It can be easy for life to get you down when obstacles constantly stand between you and your future. When you make mistakes as a child, it can hinder your ability to maintain stable housing, employment, and educational opportunities. It can be discouraging and difficult finding your voice when you’ve been told for so long that you don’t have one. 

Helping youth and young adults find their voice is one thing a group called REFORM Louisville aims to do for youth and young adults who have been involved in the juvenile justice system. 

About a year ago, the REFORM Louisville group formed, deciding to focus on ways to help youth see that they have a voice in their community, push for more positive opportunities and activities for youth, and seek ways to create a justice system that helps youth be ready to return to the community after incarceration. Since the formation of the group, REFORM members have used their voices to: inform legislators on issues that their happening in their community, discuss juvenile justice issues with city leadership, inform legislation that was drafted and written into law, and most recently, presented on a youth voice panel sharing their expertise and lived experiences with Kentucky’s court system.

Two members of the REFORM Louisville team – Kori Wheeler and Dequantay Smith – recently had the opportunity to share how court engagement can impact the mental health of youth. Hosted by the Kentucky Judicial Commission on Mental Health, the Mental Health Summit of 2023 aimed to provide an opportunity to discuss, develop, and implement a continuum of responses for Kentucky courts and their communities. 

Kori and Dequantay, alongside Voices Of the Commonwealth (VOC) member Helana Rodriguez, took the stage to discuss how being involved in the juvenile justice and foster care system can impact a youth’s mental health and provided some solutions on ways to improve these interactions.

“Entering the justice system is like getting punished forever, it is a revolving door,” Dequantay shared as he spoke about challenges that he still faces today as an adult who made a mistake and went through the justice system. The youth went on to describe that it was difficult to know what was going on [while in court settings] because hardly anything was explained to them, and interactions with the courts as a child were intimidating and scary. 

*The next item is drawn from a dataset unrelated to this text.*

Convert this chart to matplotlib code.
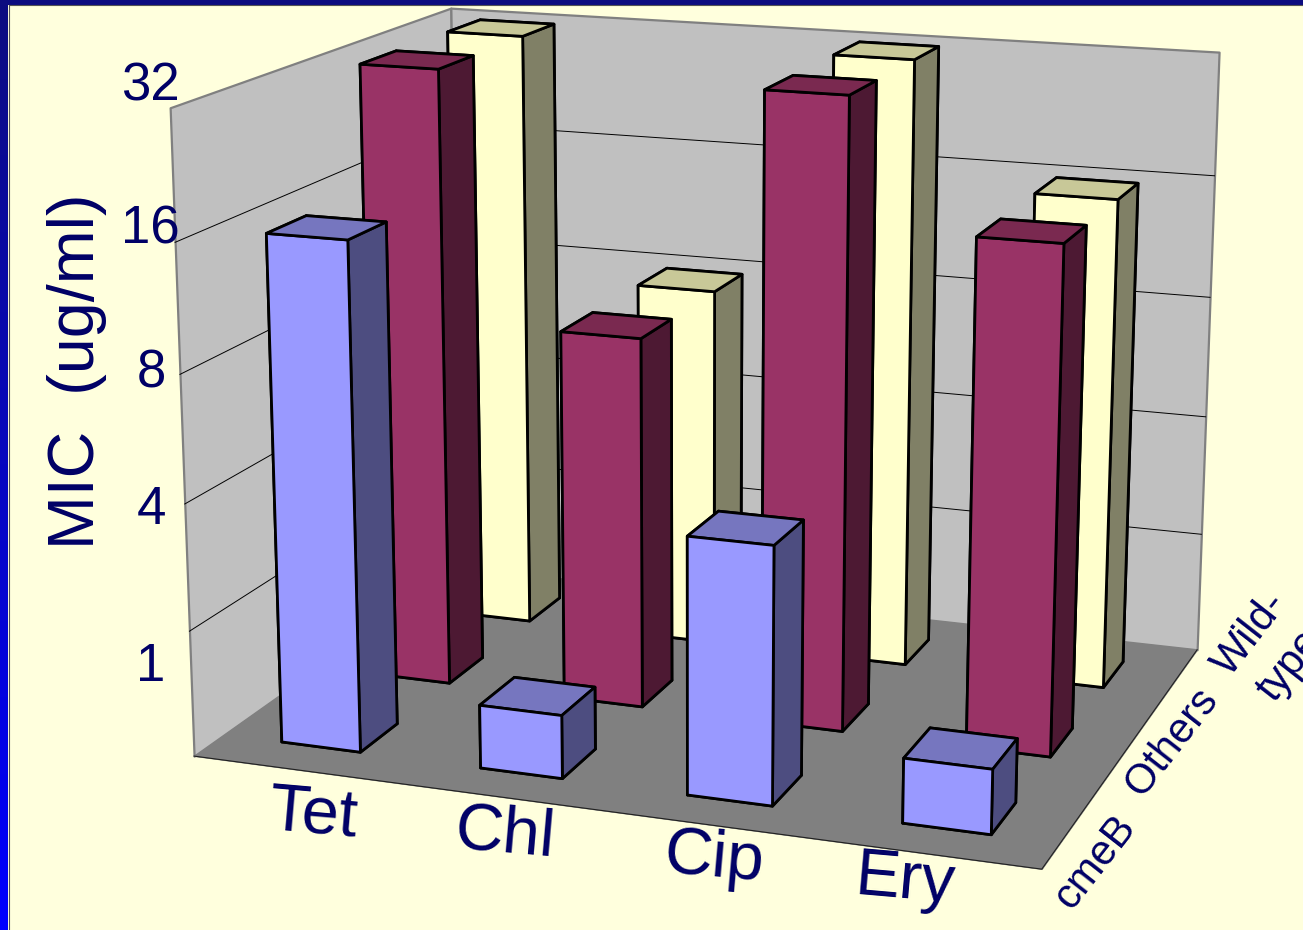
import numpy as np
import matplotlib
matplotlib.use("Agg")
import matplotlib.pyplot as plt
from matplotlib.colors import LinearSegmentedColormap
from matplotlib.patches import Rectangle
from mpl_toolkits.mplot3d import Axes3D
from mpl_toolkits.mplot3d.art3d import Poly3DCollection

W, H = 1303, 930

categories = ["Tet", "Chl", "Cip", "Ery"]
series = ["cmeB", "Others", "Wild-\ntype"]
tick_labels = ["1", "4", "8", "16", "32"]
tick_levels = [1, 2, 3, 4, 5]
cmeb_levels = [4, 0.5, 2, 0.5]
others_levels = [5, 3, 5, 4]
wild_levels = [5, 3, 5, 4]
levels = [cmeb_levels, others_levels, wild_levels]

NAVY = "#000066"
FRONT = ["#9999FF", "#993366", "#FFFFCC"]
SIDE = ["#4D4D80", "#4D1933", "#808066"]
TOP = ["#7676BF", "#7A2950", "#C8C898"]

plt.rcParams["font.family"] = ["Liberation Sans", "DejaVu Sans"]

# Oblique camera defined by where the corners of the chart box land on the canvas.
box_world = [(0, 0, 0), (4, 0, 0), (4, 3, 0), (0, 0, 5), (0, 3, 5), (4, 3, 5)]
box_pixel = [(194, 756), (1042, 869), (1197, 650), (170, 108), (451, 8), (1219, 52)]


def fit_camera(world, pixel):
    A, b = [], []
    for (x, y, z), (u, v) in zip(world, pixel):
        A.append([x, y, z, 1, 0, 0, 0, 0, -u * x, -u * y, -u * z])
        b.append(u)
        A.append([0, 0, 0, 0, x, y, z, 1, -v * x, -v * y, -v * z])
        b.append(v)
    p = np.linalg.lstsq(np.array(A, float), np.array(b, float), rcond=None)[0]
    return np.append(p, 1.0).reshape(3, 4)


P = fit_camera(box_world, box_pixel)

fig = plt.figure(figsize=(W / 100, H / 100), dpi=100, facecolor="#FFFFDD")
ax = fig.add_axes([0, 0, 1, 1], projection="3d")
ax.patch.set_visible(False)
ax.set_axis_off()
ax.computed_zorder = False
ax.apply_aspect = lambda position=None: None


def camera_matrix():
    vx0, vx1 = ax.viewLim.intervalx
    vy0, vy1 = ax.viewLim.intervaly
    sx = (vx1 - vx0) / W
    sy = (vy1 - vy0) / H
    return np.array([vx0 * P[2] + sx * P[0],
                     (vy0 + H * sy) * P[2] - sy * P[1],
                     [0, 0, 0, -1],
                     P[2]])


ax.get_proj = camera_matrix


def panel(corners, face, edge, lw):
    ax.add_collection3d(Poly3DCollection([corners], facecolors=face, edgecolors=edge,
                                         linewidths=lw, zorder=1))


# Walls and floor
panel([(0, 0, 0), (0, 3, 0), (0, 3, 5), (0, 0, 5)], "#C0C0C0", "#808080", 1.6)
panel([(0, 3, 0), (4, 3, 0), (4, 3, 5), (0, 3, 5)], "#C0C0C0", "#808080", 1.6)
panel([(0, 0, 0), (4, 0, 0), (4, 3, 0), (0, 3, 0)], "#808080", "#808080", 0.5)
ax.plot([0, 4, 4], [0, 0, 3], [0, 0, 0], color="#202020", lw=0.8, zorder=2)
for lev in tick_levels[:-1]:
    ax.plot([0, 0, 4], [0, 3, 3], [lev, lev, lev], color="k", lw=0.7, zorder=2)

# Bars, back row first
bar_start, bar_w = 0.295, 0.40
row_start, bar_d = 0.30, 0.40
order = 5
for j in [2, 1, 0]:
    for i in range(len(categories)):
        ax.bar3d(i + bar_start, j + row_start, 0, bar_w, bar_d, levels[j][i],
                 color=[FRONT[j], TOP[j], FRONT[j], FRONT[j], SIDE[j], SIDE[j]],
                 shade=False, edgecolor="k", linewidth=2.0, zorder=order)
        order += 1


def label(x, y, s, size, rot=0, **kw):
    fig.text(x / W, 1 - y / H, s, fontsize=size, rotation=rot, color=NAVY,
             ha="center", va="center", rotation_mode="anchor", **kw)


# Value labels, axis title, category and series names
for s, (x, y) in zip(tick_labels, [(151, 667), (151, 510), (151, 373), (150, 229), (150, 86)]):
    label(x, y, s, 38)
label(77, 371, "MIC  (ug/ml)", 46.5, 90)
for s, (x, y) in zip(categories, [(313, 815), (505, 835), (714, 859), (905, 881)]):
    label(x, y, s, 48, -5)
for s, (x, y) in zip(series[:2], [(1095, 862), (1172, 742)]):
    label(x, y, s, 30, 52)
label(1270, 650, series[2], 30, 52, linespacing=1.35)

# Slide frame: gradient strip at the left and a dark strip along the top
cmap = LinearSegmentedColormap.from_list("frame", ["#0C0C80", "#0000FF"])
strip = fig.add_axes([0, 0, 8 / W, 1])
strip.imshow(np.linspace(0, 1, 256)[:, None], aspect="auto", cmap=cmap)
strip.set_axis_off()
fig.add_artist(Rectangle((0, 1 - 5 / H), 1, 5 / H, transform=fig.transFigure,
                         facecolor="#0C0C80", edgecolor="none"))
fig.add_artist(plt.Line2D([8.5 / W, 8.5 / W], [0, 1 - 5 / H], color="#555555", lw=0.8))
fig.add_artist(plt.Line2D([8.5 / W, 1], [1 - 5.5 / H, 1 - 5.5 / H], color="#555555", lw=0.8))

fig.savefig("out.png", dpi=100, facecolor=fig.get_facecolor())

“No one ever stopped to ask me why I did what I did, or what was happening at home to make me act out, they just punished me for doing it,” said Kori. All three young adults shared the same sentiments that they felt no one cared about them during their time with the child welfare and juvenile justice systems. 

To improve the systems and court interactions, some solutions were mentioned by the young adults to help children have positive interactions with the court including: 

  • getting to the root of the problem with the youth and truly understanding what made the child act out,
  • committing to utilizing trauma-informed care within the court system,
  • explaining and ensuring that children are aware of their options and where they are at in the process,
  • And lastly, remembering that this process is scary enough, treat children as the children they are.

To close out the panel, the young adults reminded the room to simply treat people with love: “You never know what someone’s going through, what they’ve seen or experienced so just love them, even if you don’t know them.” 

Reform LouisvilleBefore the end of the year, REFORM hopes to show youth in their community that healing and self-preservation are essential. The group is working to create a healing curriculum that the young adults will teach to youth and show them how to overcome obstacles that life throws your way, tools to practice self-preservation, and – most importantly — to show them that their voice matters!